I worked with a TikTok Shop agency that onboards creators through Discord. Before welcome threads, they had a 35% engagement rate. Creators would join, get overwhelmed by the channel list, and disappear. Support tickets were chaotic because people didn't know where to ask questions.

We implemented welcome threads. Every creator got a personal greeting from the team within an hour of joining. The thread included a checklist: introduce yourself, tell us your GMV, let us know what you need help with. Then the team would manually route them to the right channels and unlock access as they completed onboarding steps.

Engagement jumped to 83%. Support tickets dropped by half. Creators stopped asking the same basic questions because they got answers upfront in the thread.

The mechanism works because it mimics how high touch service businesses operate. When you walk into a luxury hotel, someone greets you by name. When you join a Discord with 1000 members and nobody acknowledges you, you feel like a number.

Welcome threads scale that personal touch. You're not manually greeting everyone in a public channel. You're using automation to create the space, then using humans to make it personal.

You can customize the approach based on your business model. If you're running a paid community, the welcome thread becomes a qualification checkpoint. If you're building a creator network, it becomes an application review. If you're managing customer support, it becomes a triage system.

The implementation is straightforward.
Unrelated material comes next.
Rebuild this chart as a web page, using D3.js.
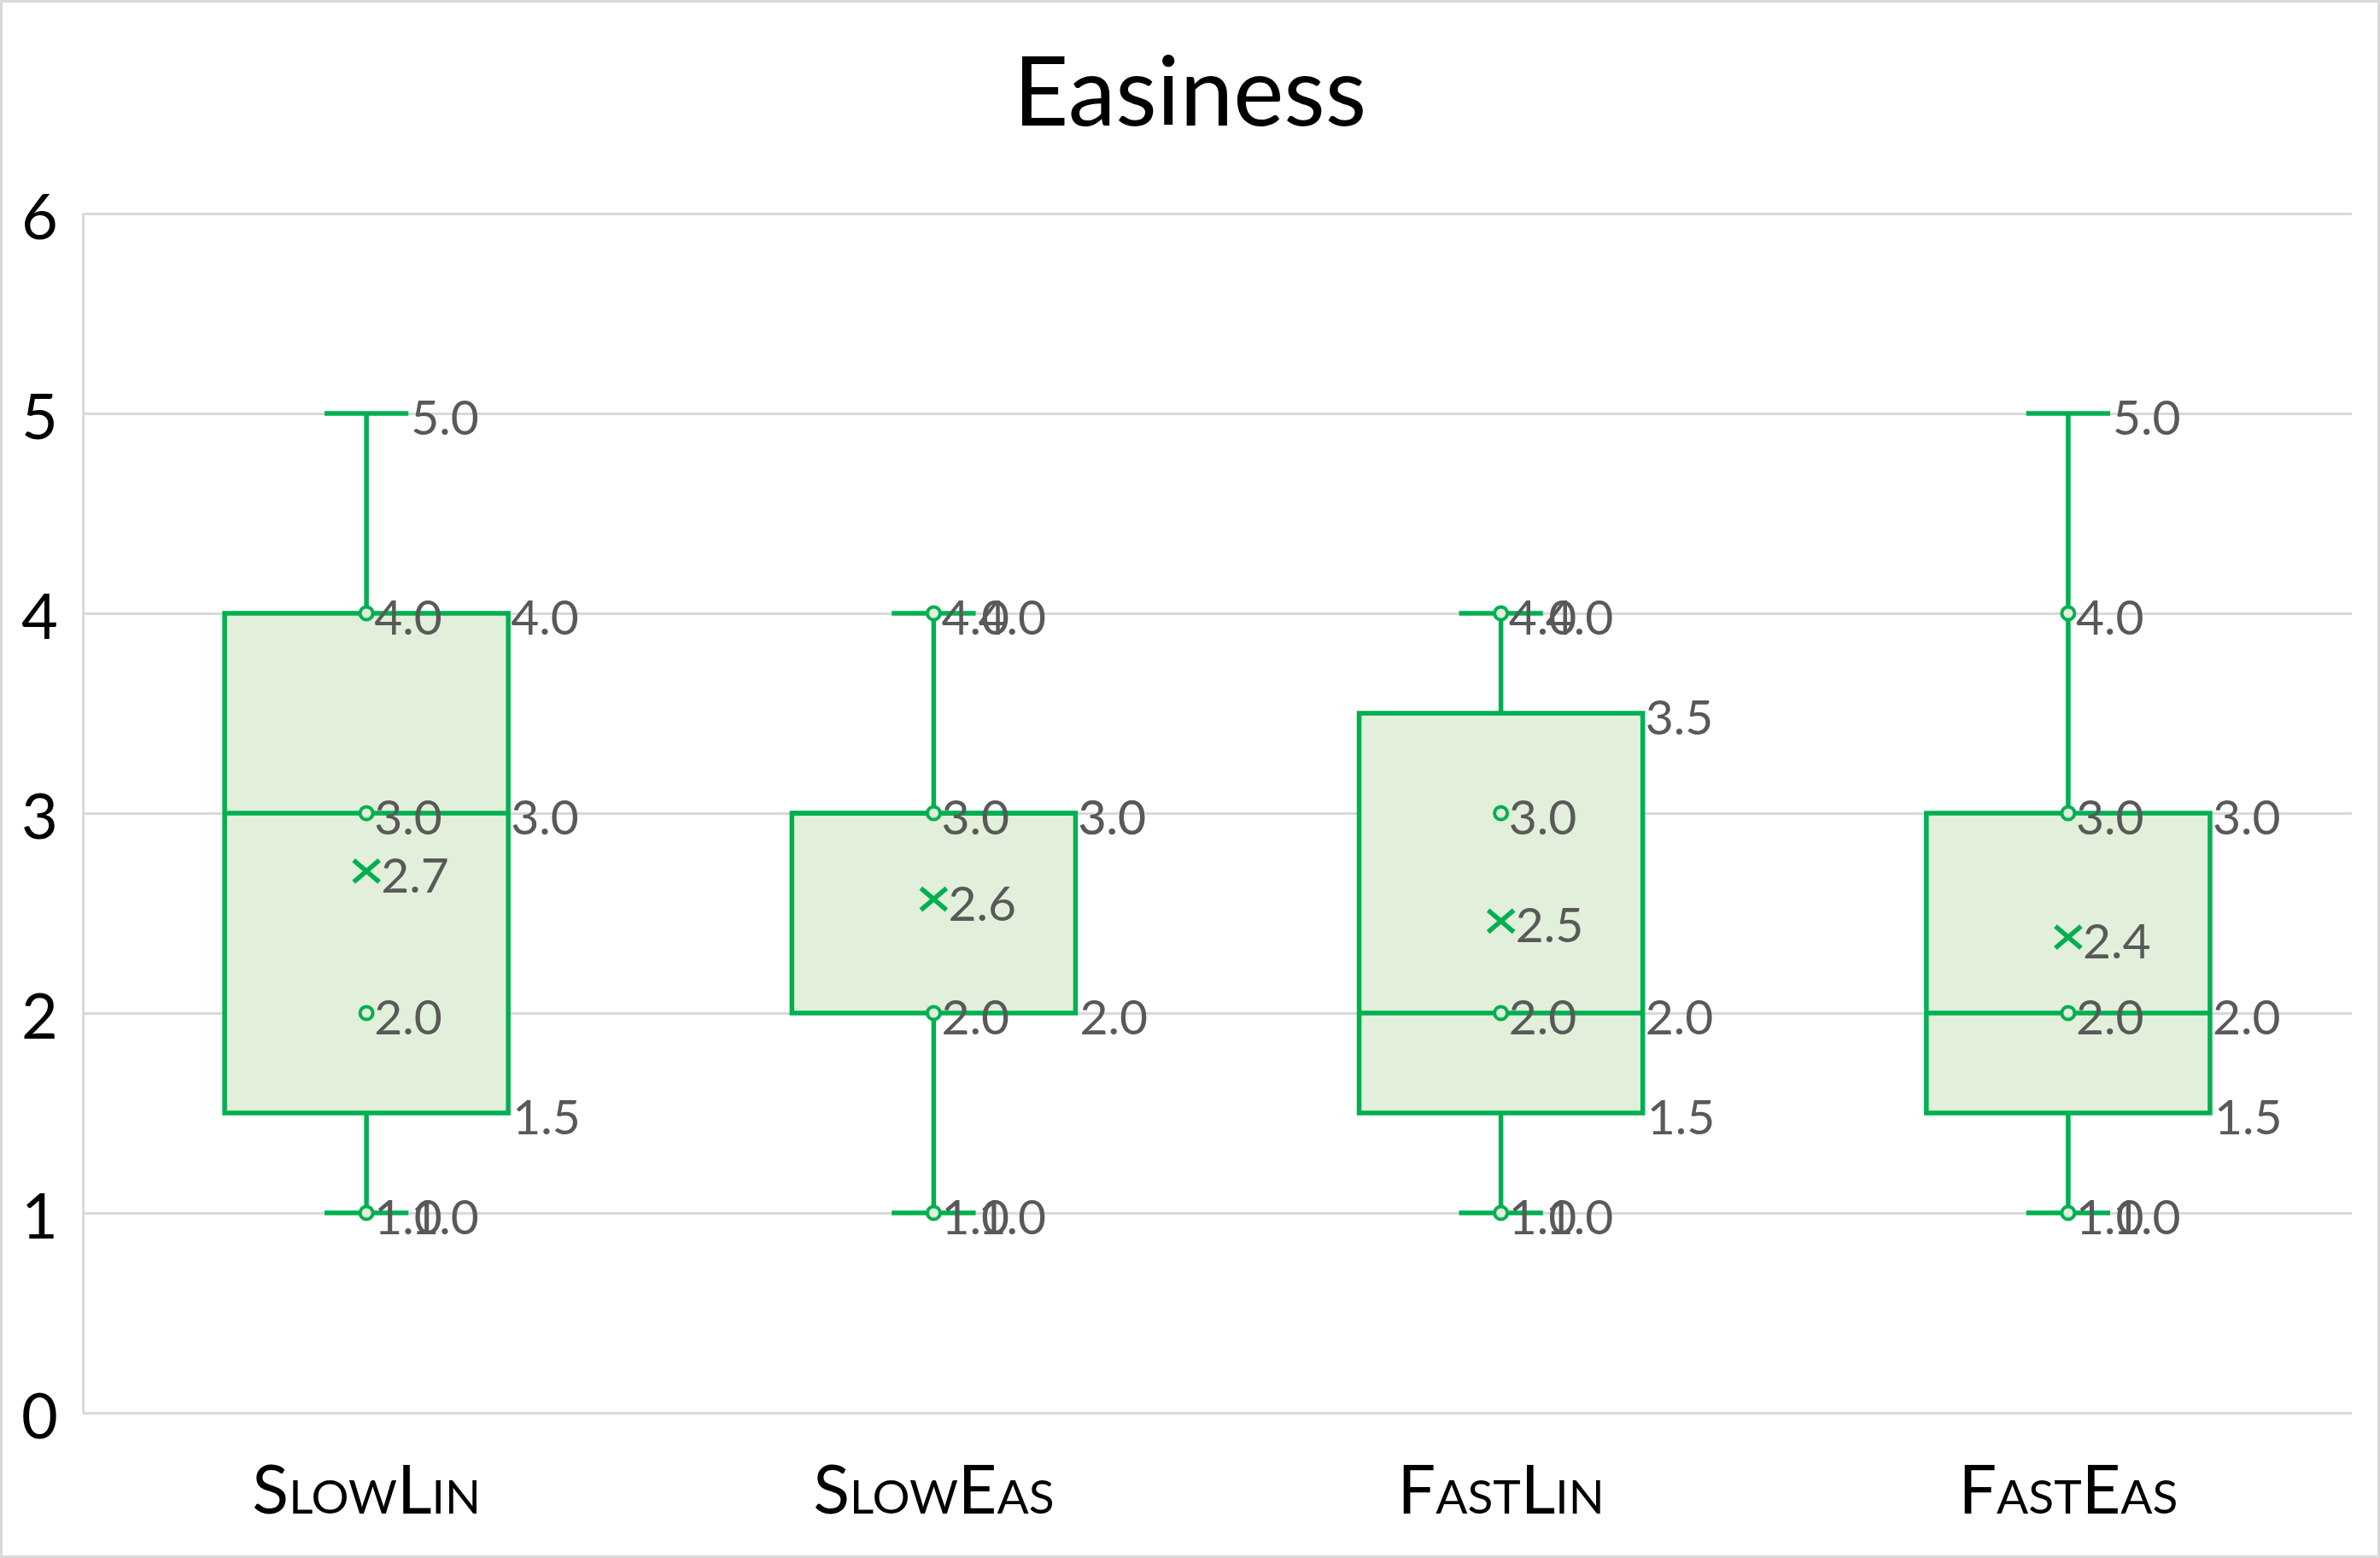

You need a bot that can create threads on join. You need a team member monitoring those threads. You need a script for what to say and when to say it.

The payoff is immediate. Members feel seen. They understand where to go. They start participating because someone took the time to orient them.


Your competitors are still using welcome channels. They're losing people in the first five minutes. You can win them in the first 60 seconds with a thread.